Nearby is a ghetto that a friend calls the Soweto of Timika. It's not as bad as that ' or even as bad as Port Moresby in Papua New Guinea ' but the market is grim and dark, stores are fronted by steel gates and graffiti is everywhere. Several of the houses have been burned down in what newspapers have called 'tribal wars'. Now, the homes lie abandoned, evidence of how social dissatisfaction can easily be inflamed. The place is also noteworthy for its sheer rebellious quality: There are no flagpoles lest someone raise the now-banned Morning Star Flag that is the symbol of the OPM separatist movement.
There is no easy way to understand the layout of Timika, or of its organization, if such a thing exists in the first place. There are several cities attached to each other: Timika, Kuala Kencana and Tembaga Pura, all in Mimika regency. Kuala Kencana is basically an American town: clearly delineated two-lane blacktop, rows of low rise apartments, company housing with a two-car parking lots, well-regulated traffic, green space, a golf course, a shopping center, a mosque and churches, and ' although it's not that special ' a military base.
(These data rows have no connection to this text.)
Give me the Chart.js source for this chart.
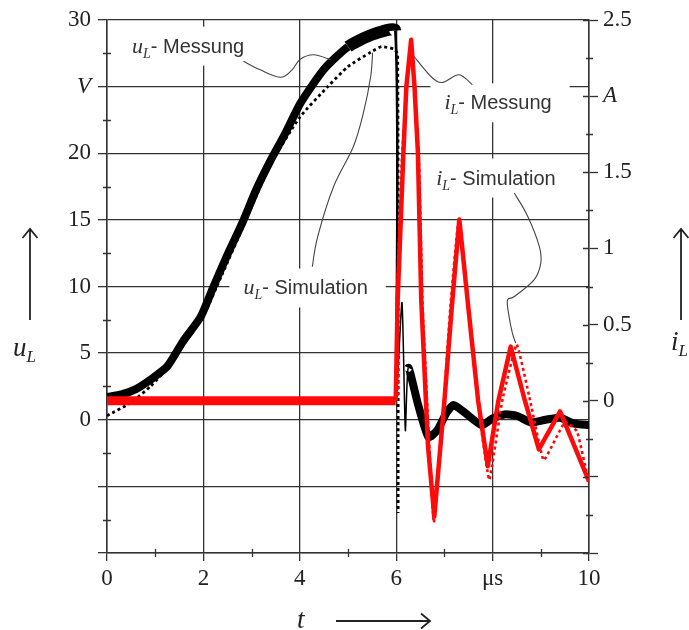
<!DOCTYPE html>
<html><head><meta charset="utf-8">
<script src="https://cdn.jsdelivr.net/npm/chart.js@4.4.1/dist/chart.umd.min.js"></script>
<style>html,body{margin:0;padding:0;background:#fff}canvas{display:block}</style>
</head><body>
<canvas id="c" width="689" height="630"></canvas>
<script>
// ---- data (time in µs) ----
// u_L measured (V, left axis)
const uMeasT = [0, 0.3, 0.6, 0.9, 1.25, 1.58, 1.94, 2.21, 2.5, 2.81, 3.1, 3.4, 3.7, 4.02, 4.5, 5.0, 5.5, 5.98, 6.01, 6.12, 6.19, 6.25, 6.45, 6.67, 6.85, 7.04, 7.19, 7.4, 7.77, 8.0, 8.25, 8.5, 8.8, 9.1, 9.4, 9.7, 10];
const uMeasV = [1.7, 1.9, 2.3, 3.0, 4.0, 5.9, 7.7, 10.0, 12.4, 14.8, 17.3, 19.5, 21.5, 23.8, 26.3, 28.0, 28.9, 29.2, 2.3, 8.8, -0.8, 3.9, 1.2, -1.3, -0.8, 0.5, 1.1, 0.6, -0.4, 0.1, 0.4, 0.3, -0.2, 0.0, 0.15, -0.3, -0.4];
// u_L simulated (V, left axis)
const uSimT = [0, 0.5, 0.9, 1.3, 1.7, 2.0, 2.4, 2.8, 3.4, 4.0, 4.58, 5.0, 5.48, 5.7, 5.96, 6.03, 6.04];
const uSimV = [0.3, 1.3, 2.5, 4.1, 6.2, 7.8, 11.0, 14.3, 19.2, 22.7, 25.0, 26.5, 27.6, 28.0, 27.8, 27.4, -7.0];
// i_L measured (A, right axis)
const iMeasT = [0, 2, 4, 5.99, 6.03, 6.15, 6.21, 6.31, 6.38, 6.45, 6.52, 6.66, 6.79, 7.0, 7.15, 7.31, 7.5, 7.7, 7.9, 8.12, 8.375, 8.67, 8.96, 9.4, 9.7, 10];
const iMeasV = [0, 0, 0, 0, 0.66, 1.63, 2.06, 2.37, 2.06, 1.63, 0.66, -0.3, -0.76, 0.0, 0.6, 1.19, 0.6, 0.0, -0.43, 0.0, 0.355, 0.0, -0.32, -0.07, -0.3, -0.53];
// i_L simulated (A, right axis)
const iSimT = [0, 5.98, 6.0, 6.12, 6.3, 6.47, 6.55, 6.78, 6.97, 7.12, 7.3, 7.52, 7.73, 7.93, 8.2, 8.5, 8.78, 9.06, 9.5, 9.75, 9.95];
const iSimV = [0, 0, 0.5, 1.6, 2.33, 1.6, 0.6, -0.8, -0.1, 0.6, 1.2, 0.55, -0.1, -0.52, 0.0, 0.37, 0.0, -0.39, -0.14, -0.2, -0.47];
// axis ticks
const xTickLabels = {0: '0', 2: '2', 4: '4', 6: '6', 8: 'μs', 10: '10'};
const uTickLabels = {30: '30', 25: 'V', 20: '20', 15: '15', 10: '10', 5: '5', 0: '0'};
const iTickLabels = {2.5: '2.5', 2: 'A', 1.5: '1.5', 1: '1', 0.5: '0.5', 0: '0'};

const zip = (t, v) => t.map((x, k) => ({x: x, y: v[k]}));

const SERIF = '"Liberation Serif", "DejaVu Serif", serif';
const SANS = '"Liberation Sans", Arial, sans-serif';
const INK = '#333';

// annotations (anchored in data units: t in µs, value on left axis in V)
const notes = [
  {sym: 'u', text: '- Messung', t: 0.52, u: 27.55,
   lead: [[2.83, 26.9], [3.18, 26.26], [3.6, 25.7], [3.84, 26.26], [4.01, 27.06], [4.29, 27.39], [4.64, 27.02]]},
  {sym: 'u', text: '- Simulation', t: 2.83, u: 9.4,
   lead: [[4.26, 11.48], [4.37, 13.73], [4.70, 17.49], [5.11, 20.49], [5.32, 23.04], [5.47, 25.74], [5.51, 27.54]]},
  {sym: 'i', text: '- Messung', t: 7.0, u: 23.3,
   lead: [[7.58, 25.14], [7.30, 25.89], [6.96, 25.31], [6.72, 25.76], [6.37, 27.26]]},
  {sym: 'i', text: '- Simulation', t: 6.83, u: 17.65,
   lead: [[8.45, 17.01], [8.73, 15.26], [8.97, 13.0], [9.0, 11.76], [8.86, 10.5], [8.45, 9.25], [8.31, 9.0], [8.33, 8.0], [8.41, 6.5], [8.48, 5.75]]}
];

function noteGeom(ctx, chart, n) {
  const x0 = chart.scales.x.getPixelForValue(n.t);
  const y0 = chart.scales.y.getPixelForValue(n.u);
  ctx.font = 'italic 22px ' + SERIF;
  const w1 = ctx.measureText(n.sym).width;
  ctx.font = 'italic 14px ' + SERIF;
  const w2 = ctx.measureText('L').width;
  ctx.font = '20px ' + SANS;
  const w3 = ctx.measureText(n.text).width;
  return {x0, y0, w1, w2, w3, w: w1 + w2 + w3};
}

function smoothPath(ctx, pts) {
  ctx.moveTo(pts[0][0], pts[0][1]);
  for (let i = 0; i < pts.length - 1; i++) {
    const p0 = pts[Math.max(0, i - 1)], p1 = pts[i], p2 = pts[i + 1], p3 = pts[Math.min(pts.length - 1, i + 2)];
    const c1 = [p1[0] + (p2[0] - p0[0]) / 6, p1[1] + (p2[1] - p0[1]) / 6];
    const c2 = [p2[0] - (p3[0] - p1[0]) / 6, p2[1] - (p3[1] - p1[1]) / 6];
    ctx.bezierCurveTo(c1[0], c1[1], c2[0], c2[1], p2[0], p2[1]);
  }
}

const overlay = {
  id: 'overlay',
  beforeDatasetsDraw(chart) {
    const ctx = chart.ctx;
    ctx.save();
    ctx.fillStyle = '#fff';
    notes.forEach(n => {
      const g = noteGeom(ctx, chart, n);
      ctx.fillRect(g.x0 - 14, g.y0 - 26, g.w + 32, 39);
    });
    ctx.restore();
  },
  afterDatasetsDraw(chart) {
    const ctx = chart.ctx;
    const sx = chart.scales.x, sy = chart.scales.y, sy2 = chart.scales.y2;
    const ca = chart.chartArea;
    ctx.save();
    // leaders + labels
    notes.forEach(n => {
      const pts = n.lead.map(p => [sx.getPixelForValue(p[0]), sy.getPixelForValue(p[1])]);
      ctx.beginPath();
      smoothPath(ctx, pts);
      ctx.strokeStyle = '#444';
      ctx.lineWidth = 1.1;
      ctx.stroke();
      const g = noteGeom(ctx, chart, n);
      ctx.fillStyle = INK;
      ctx.textBaseline = 'alphabetic';
      ctx.textAlign = 'left';
      ctx.font = 'italic 22px ' + SERIF;
      ctx.fillText(n.sym, g.x0, g.y0);
      ctx.font = 'italic 14px ' + SERIF;
      ctx.fillText('L', g.x0 + g.w1, g.y0 + 5);
      ctx.font = '20px ' + SANS;
      ctx.fillText(n.text, g.x0 + g.w1 + g.w2, g.y0);
    });
    // minor ticks
    ctx.strokeStyle = INK;
    ctx.lineWidth = 1.3;
    ctx.beginPath();
    for (let v = -7.5; v < 30; v += 5) {
      const y = Math.round(sy.getPixelForValue(v)) + 0.5;
      ctx.moveTo(ca.left - 4, y); ctx.lineTo(ca.left + 4, y);
    }
    for (let v = -0.75; v < 2.5; v += 0.5) {
      const y = Math.round(sy2.getPixelForValue(v)) + 0.5;
      ctx.moveTo(ca.right - 3, y); ctx.lineTo(ca.right + 4, y);
    }
    for (let v = -1; v <= 2.5; v += 0.5) {
      const y = Math.round(sy2.getPixelForValue(v)) + 0.5;
      ctx.moveTo(ca.right - 6, y); ctx.lineTo(ca.right, y);
    }
    for (let v = 1; v < 10; v += 2) {
      const x = Math.round(sx.getPixelForValue(v)) + 0.5;
      ctx.moveTo(x, ca.bottom - 4); ctx.lineTo(x, ca.bottom + 4);
    }
    ctx.stroke();
    ctx.restore();
  },
  afterDraw(chart) {
    const ctx = chart.ctx;
    ctx.save();
    ctx.fillStyle = '#222';
    ctx.strokeStyle = '#222';
    ctx.lineWidth = 1.8;
    ctx.textBaseline = 'alphabetic';
    // left title
    ctx.font = 'italic 27px ' + SERIF;
    ctx.fillText('u', 13, 356);
    let w = ctx.measureText('u').width;
    ctx.font = 'italic 17px ' + SERIF;
    ctx.fillText('L', 13 + w, 362);
    // right title
    ctx.font = 'italic 27px ' + SERIF;
    ctx.fillText('i', 671, 350);
    w = ctx.measureText('i').width;
    ctx.font = 'italic 17px ' + SERIF;
    ctx.fillText('L', 671 + w, 356);
    // bottom title
    ctx.font = 'italic 27px ' + SERIF;
    ctx.fillText('t', 297, 628);
    // arrows
    ctx.beginPath();
    ctx.moveTo(30, 320); ctx.lineTo(30, 229);
    ctx.moveTo(22.5, 238); ctx.lineTo(30, 229); ctx.lineTo(37.5, 238);
    ctx.moveTo(681, 320); ctx.lineTo(681, 229);
    ctx.moveTo(673.5, 238); ctx.lineTo(681, 229); ctx.lineTo(688.5, 238);
    ctx.moveTo(336, 621); ctx.lineTo(430, 621);
    ctx.moveTo(421, 613.5); ctx.lineTo(430, 621); ctx.lineTo(421, 628.5);
    ctx.stroke();
    ctx.restore();
  }
};

function fixSize(prop, val) {
  return function (scale) {
    scale[prop] = val;
    scale.paddingTop = 0; scale.paddingBottom = 0;
    scale.paddingLeft = 0; scale.paddingRight = 0;
  };
}

const tickFont = (italicVal) => (c) => ({family: SERIF, size: 23, style: (c.tick && c.tick.value === italicVal) ? 'italic' : 'normal'});

new Chart(document.getElementById('c'), {
  type: 'scatter',
  data: {
    datasets: [
      {label: 'i_L Messung', data: zip(iMeasT, iMeasV), yAxisID: 'y2', showLine: true, pointRadius: 0,
       borderColor: '#ff0a0a', borderWidth: 4, tension: 0, borderJoinStyle: 'round',
       segment: {borderWidth: c => c.p0.parsed.x < 5.98 ? 9 : 4.5}},
      {label: 'i_L Simulation', data: zip(iSimT, iSimV), yAxisID: 'y2', showLine: true, pointRadius: 0,
       borderColor: '#ff0a0a', borderWidth: 2.6, borderDash: [3, 3], tension: 0.1},
      {label: 'u_L Simulation', data: zip(uSimT, uSimV), yAxisID: 'y', showLine: true, pointRadius: 0,
       borderColor: '#000', borderWidth: 2.8, borderDash: [3, 3], tension: 0.2},
      {label: 'u_L Messung', data: zip(uMeasT, uMeasV), yAxisID: 'y', showLine: true, pointRadius: 0,
       borderColor: '#000', borderWidth: 8, tension: 0.2, borderJoinStyle: 'round',
       segment: {borderWidth: c => {
         const a = c.p0.parsed.x;
         if (a >= 5.97 && a < 6.0) return 2.5;
         if (a >= 6.0 && a < 6.24) return 1.5;
         if (a >= 4.6 && a < 5.97) return 12;
         return 8;
       }}}
    ]
  },
  options: {
    responsive: false,
    animation: false,
    events: [],
    layout: {padding: {top: 20, left: 0, right: 0, bottom: 0}},
    plugins: {legend: {display: false}, tooltip: {enabled: false}},
    scales: {
      x: {
        type: 'linear', min: 0, max: 10,
        afterFit: fixSize('height', 77),
        ticks: {stepSize: 2, autoSkip: false, maxRotation: 0, padding: 4, color: '#222',
                font: {family: SERIF, size: 23},
                callback: v => xTickLabels[v] !== undefined ? xTickLabels[v] : ''},
        grid: {color: INK, lineWidth: 1.3, tickLength: 8, tickColor: INK, tickWidth: 1.3},
        border: {color: INK, width: 1.5}
      },
      y: {
        type: 'linear', position: 'left', min: -10, max: 30,
        afterFit: fixSize('width', 107),
        ticks: {stepSize: 5, autoSkip: false, padding: 7, color: '#222', font: tickFont(25),
                callback: v => uTickLabels[v] !== undefined ? uTickLabels[v] : ''},
        grid: {color: INK, lineWidth: 1.3, tickLength: 9, tickColor: INK, tickWidth: 1.3},
        border: {color: INK, width: 1.5}
      },
      y2: {
        type: 'linear', position: 'right', min: -1, max: 2.5,
        afterFit: fixSize('width', 100),
        ticks: {stepSize: 0.5, autoSkip: false, padding: 5, color: '#222', font: tickFont(2),
                callback: v => iTickLabels[v] !== undefined ? iTickLabels[v] : ''},
        grid: {drawOnChartArea: false, tickLength: 9, tickColor: INK, tickWidth: 1.3},
        border: {color: INK, width: 1.5}
      }
    }
  },
  plugins: [overlay]
});
</script>
</body></html>
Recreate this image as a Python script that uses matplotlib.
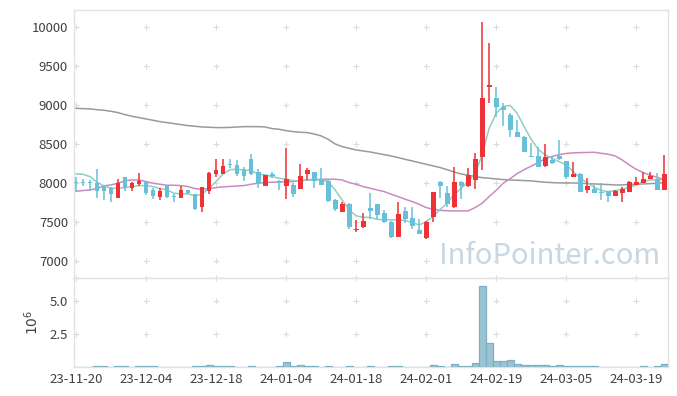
"""Candlestick chart with moving averages and volume"""
import matplotlib
matplotlib.use('Agg')
import matplotlib.pyplot as plt
import numpy as np

plt.rcParams['font.family'] = ['Noto Sans CJK KR', 'DejaVu Sans']

"""Tick labels (every 10 trading days)"""
tick_labels = ['23-11-20', '23-12-04', '23-12-18', '24-01-04', '24-01-18',
               '24-02-01', '24-02-19', '24-03-05', '24-03-19']

"""Daily prices read off the chart"""
opens = [8010, 8010, 8010, 8000, 7950, 7930, 7810, 8075, 7930, 7990,
         8015, 7910, 7820, 7960, 7830, 7810, 7910, 7855, 7685, 7890,
         8120, 8110, 8245, 8230, 8160, 8305, 8140, 7966, 8115, 8015,
         7955, 7975, 7925, 8110, 8135, 8050, 8028, 7782, 7630, 7730,
         7395, 7430, 7675, 7730, 7610, 7500, 7300, 7640, 7548, 7397,
         7290, 7560, 8009, 7868, 7690, 8009, 7955, 8035, 8328, 9235,
         9086, 8979, 8872, 8655, 8594, 8348, 8346, 8218, 8290, 8346,
         8280, 8081, 8120, 7910, 7921, 7875, 7891, 7838, 7868, 7889,
         7974, 8004, 8047, 8051, 7910]
highs = [8080, 8045, 8040, 8175, 7975, 7950, 8055, 8080, 8015, 8125,
         8030, 7940, 7930, 7975, 7855, 7955, 7915, 7860, 7950, 8145,
         8305, 8305, 8310, 8290, 8200, 8370, 8180, 8105, 8140, 8035,
         8445, 8005, 8240, 8190, 8140, 8190, 8050, 7790, 7750, 7740,
         7520, 7610, 7865, 7735, 7655, 7515, 7750, 7690, 7685, 7540,
         7515, 7885, 8026, 7960, 8200, 8020, 8190, 8390, 10060, 9790,
         9235, 9030, 8900, 8808, 8600, 8517, 8466, 8496, 8340, 8550,
         8282, 8262, 8130, 8060, 7975, 7996, 7893, 7905, 7953, 8030,
         8080, 8145, 8140, 8124, 8359]
lows = [7890, 7960, 7890, 7805, 7780, 7760, 7810, 7900, 7890, 7960,
        7850, 7790, 7775, 7800, 7750, 7800, 7855, 7655, 7625, 7860,
        8070, 8110, 8185, 8095, 8030, 8100, 7935, 7955, 8060, 7910,
        7795, 7825, 7920, 8040, 7930, 7970, 7760, 7640, 7625, 7415,
        7370, 7425, 7540, 7535, 7480, 7290, 7300, 7480, 7405, 7340,
        7285, 7496, 7803, 7697, 7675, 7795, 7950, 7920, 8160, 9020,
        8850, 8735, 8594, 8594, 8400, 8327, 8199, 8209, 8240, 8290,
        8050, 8081, 7889, 7868, 7870, 7775, 7761, 7830, 7761, 7889,
        7974, 8004, 8047, 7910, 7910]
closes = [8000, 8000, 7995, 7890, 7890, 7860, 8000, 7930, 8000, 8020,
          7865, 7830, 7895, 7815, 7820, 7910, 7875, 7670, 7945, 8125,
          8170, 8220, 8235, 8110, 8095, 8120, 8000, 8100, 8085, 8005,
          8050, 7860, 8090, 8170, 8020, 7975, 7770, 7665, 7730, 7440,
          7410, 7515, 7645, 7590, 7495, 7312, 7600, 7540, 7452, 7350,
          7495, 7880, 7955, 7728, 8009, 7955, 8100, 8305, 9086, 9255,
          8968, 8936, 8684, 8594, 8402, 8327, 8199, 8334, 8250, 8303,
          8081, 8109, 7889, 7964, 7876, 7865, 7838, 7895, 7921, 8017,
          8017, 8051, 8094, 7910, 8115]

"""Moving average lines read off the chart"""
ma_short = [8115, 8111, 8081, 8009, 7962, 7932, 7932, 7940, 7953, 7966,
            7966, 7953, 7927, 7910, 7868, 7859, 7859, 7833, 7855, 7932,
            8017, 8115, 8170, 8175, 8167, 8158, 8115, 8103, 8081, 8060,
            8047, 8030, 8026, 8038, 8051, 8038, 8017, 7910, 7782, 7654,
            7577, 7560, 7556, 7534, 7526, 7526, 7526, 7517, 7491, 7461,
            7500, 7570, 7660, 7740, 7850, 7930, 8020, 8124, 8359, 8701,
            8893, 8979, 8995, 8893, 8722, 8560, 8432, 8359, 8316, 8273,
            8231, 8145, 8060, 8004, 7944, 7902, 7889, 7902, 7919, 7944,
            7974, 8017, 8038, 8038, 8047]
ma_mid = [7893, 7902, 7910, 7927, 7962, 7974, 7996, 8026, 8038, 8038,
          8017, 7996, 7983, 7970, 7970, 7966, 7953, 7927, 7919, 7927,
          7940, 7949, 7955, 7960, 7966, 7983, 7996, 8004, 8009, 8013,
          8017, 8017, 8026, 8038, 8038, 8047, 8047, 8047, 8038, 8004,
          7983, 7953, 7932, 7910, 7889, 7855, 7825, 7791, 7761, 7726,
          7684, 7662, 7648, 7643, 7641, 7641, 7641, 7684, 7739, 7825,
          7905, 7995, 8055, 8120, 8170, 8215, 8260, 8310, 8340, 8362,
          8378, 8385, 8389, 8391, 8393, 8380, 8368, 8346, 8295, 8231,
          8175, 8132, 8098, 8073, 8038]
ma_long = [8957, 8953, 8949, 8940, 8932, 8919, 8902, 8876, 8855, 8838,
           8821, 8804, 8786, 8774, 8761, 8748, 8735, 8727, 8718, 8714,
           8710, 8710, 8712, 8718, 8722, 8722, 8722, 8718, 8697, 8688,
           8671, 8658, 8650, 8646, 8628, 8603, 8560, 8500, 8466, 8444,
           8423, 8410, 8397, 8380, 8363, 8346, 8325, 8303, 8282, 8261,
           8239, 8218, 8197, 8170, 8140, 8115, 8098, 8081, 8068, 8060,
           8051, 8043, 8038, 8034, 8030, 8026, 8017, 8009, 8004, 8000,
           8000, 8000, 7996, 7991, 7987, 7983, 7979, 7974, 7974, 7979,
           7983, 7987, 7991, 7996, 8004]

"""Volume in millions"""
volume = [0.01, 0.01, 0.01, 0.05, 0.05, 0.01, 0.05, 0.05, 0.01, 0.05,
          0.05, 0.05, 0.01, 0.01, 0.01, 0.01, 0.01, 0.05, 0.05, 0.15,
          0.05, 0.05, 0.05, 0.01, 0.01, 0.05, 0.01, 0.01, 0.01, 0.05,
          0.38, 0.05, 0.15, 0.05, 0.05, 0.01, 0.05, 0.01, 0.01, 0.05,
          0.01, 0.01, 0.05, 0.01, 0.01, 0.05, 0.05, 0.01, 0.01, 0.01,
          0.01, 0.15, 0.05, 0.01, 0.23, 0.05, 0.05, 0.30, 6.16, 1.84,
          0.48, 0.48, 0.56, 0.23, 0.15, 0.15, 0.15, 0.15, 0.08, 0.18,
          0.08, 0.05, 0.05, 0.05, 0.05, 0.01, 0.01, 0.01, 0.01, 0.01,
          0.01, 0.05, 0.01, 0.05, 0.23]

UP = '#ee3236'
DOWN = '#68c0d8'
GRID = '#dcdcdc'
TXT = '#404040'

o = np.array(opens, float)
h = np.array(highs, float)
l = np.array(lows, float)
c = np.array(closes, float)
v = np.array(volume) * 1e6
x = np.arange(len(o))
ticks = np.arange(0, 10 * len(tick_labels), 10)

fig = plt.figure(figsize=(6.77, 3.96), dpi=100)
ax = fig.add_axes([0.1086, 0.298, 0.8777, 0.677])
axv = fig.add_axes([0.1086, 0.0732, 0.8777, 0.2248], sharex=ax)

"""Price pane"""
ax.plot(x, ma_long, color='#9a9a9a', lw=1.1, zorder=2)
ax.plot(x, ma_mid, color='#c98ac3', lw=1.1, zorder=2)
ax.plot(x, ma_short, color='#8fcfc3', lw=1.1, zorder=2)

up = c >= o
cols = np.where(up, UP, DOWN)
ax.vlines(x, l, h, colors=cols, lw=1.1, zorder=3)
body = np.maximum(np.abs(c - o), 14)
ax.bar(x, body, bottom=np.minimum(o, c), width=0.7, color=cols, lw=0, zorder=4)

ax.set_ylim(6780, 10220)
ax.set_yticks([7000, 7500, 8000, 8500, 9000, 9500, 10000])
gx, gy = np.meshgrid(ticks, ax.get_yticks())
ax.scatter(gx.ravel(), gy.ravel(), marker='+', s=18, color=GRID, lw=0.8, zorder=1)

ax.text(0.987, 0.083, 'InfoPointer.com', transform=ax.transAxes, ha='right', va='center',
        fontsize=21, color='#c8d8e2', zorder=0)

"""Volume pane"""
axv.bar(x, v, width=1.0, color='#9bc4d3', edgecolor='#7eaec2', lw=0.9, zorder=3)
axv.set_ylim(0, 6.75e6)
axv.set_yticks([2.5e6, 5e6])
axv.set_yticklabels(['2.5', '5.0'])
axv.set_ylabel('$10^6$', color=TXT, fontsize=10, labelpad=6)
gx, gy = np.meshgrid(ticks, [2.5e6, 5e6, 6.75e6])
axv.scatter(gx.ravel(), gy.ravel(), marker='+', s=18, color=GRID, lw=0.8, zorder=1, clip_on=False)

axv.set_xlim(-0.35, 84.5)
axv.set_xticks(ticks)
axv.set_xticklabels(tick_labels)
plt.setp(ax.get_xticklabels(), visible=False)

for a in (ax, axv):
    a.tick_params(length=0, labelsize=9.5, colors=TXT, pad=4)
    for s in a.spines.values():
        s.set_color('#e2e2e2')
        s.set_linewidth(1.0)

fig.savefig('out.png', dpi=100)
Tembagapura is another company town, created to cater mining workers and their families. It's only accessible for those who have a company ID card. The company has made a tidy, hygienic and an orderly place to live.
By any measure, the regency is run by the company. Are you surprised? Not really. It seems natural. But it's a power that needs a mosquito net attached to every window and door, lest those barbarian creatures bite and inject a nightmare. Malarial fever lives among the southerners.
It was, a community development officer said, 'a logical consequence of a mining company'. Another consequence, as the miners leave their wives and spouses at home, is the proliferation of prostitution, and, along with it, syphilis, HIV/AIDS. Mimika has one of the highest HIV rates in the nation.
A person I spoke to discussed the 'logical consequences of development', by which he meant the company. Other consequences include the poverty of the local residents, which the company and the government describe as a result of being left behind. But that was not discussed. Not out loud. People in Timika love to assume that you know what they are talking about. In fact, you will indeed know what they are talking about.
During a trip from Kuala Kencana to Timika, my Javanese driver told me about his expensive hobbies. He's retired after working 20 years at the mining site. With obvious enthusiasm, he told me about his photography venture and automatic remote control cars that cost him more than Rp 7 million (US$679). He and his fellow workers imported those toys directly from Hong Kong, Japan, or the US. For photography, buying a $1,200 lens seemed natural. 'There is so much money here,' he said.
My driver was not wrong. By any definition, $700 or $1,200 is nothing in Mimika. The amount of money circulating in the area is staggering. In the late 1980s, when the company found Grasberg's gold reserves (the largest in the world), it booked $1 billion in annual revenue. However, it was not until the 1996 riot that the company reserved 1 percent of that for the 'local communities'.
The night that I arrived, residents were gathering for a congregation. Jesus is badly needed in a place like Timika. Jesus' advocates have been working to win the souls of the Asmats, the Marinds, the Amungmes and the Kamoros to preventing them from a punishment of fire.
Meanwhile, the NGOs work hard to tackle social problems and the government is busy learning how to govern. Money flies from one place to another. I saw a Dani woman passing by with a fancy Blackberry while young Kamoros and Amungmes had their ears plugged with headphones. The snow-capped mountain disappears, but the fog is like a dazzling as it descends from the highlands. The fog brings bows, arrows and knives. Another brings glistening copper and gold ore.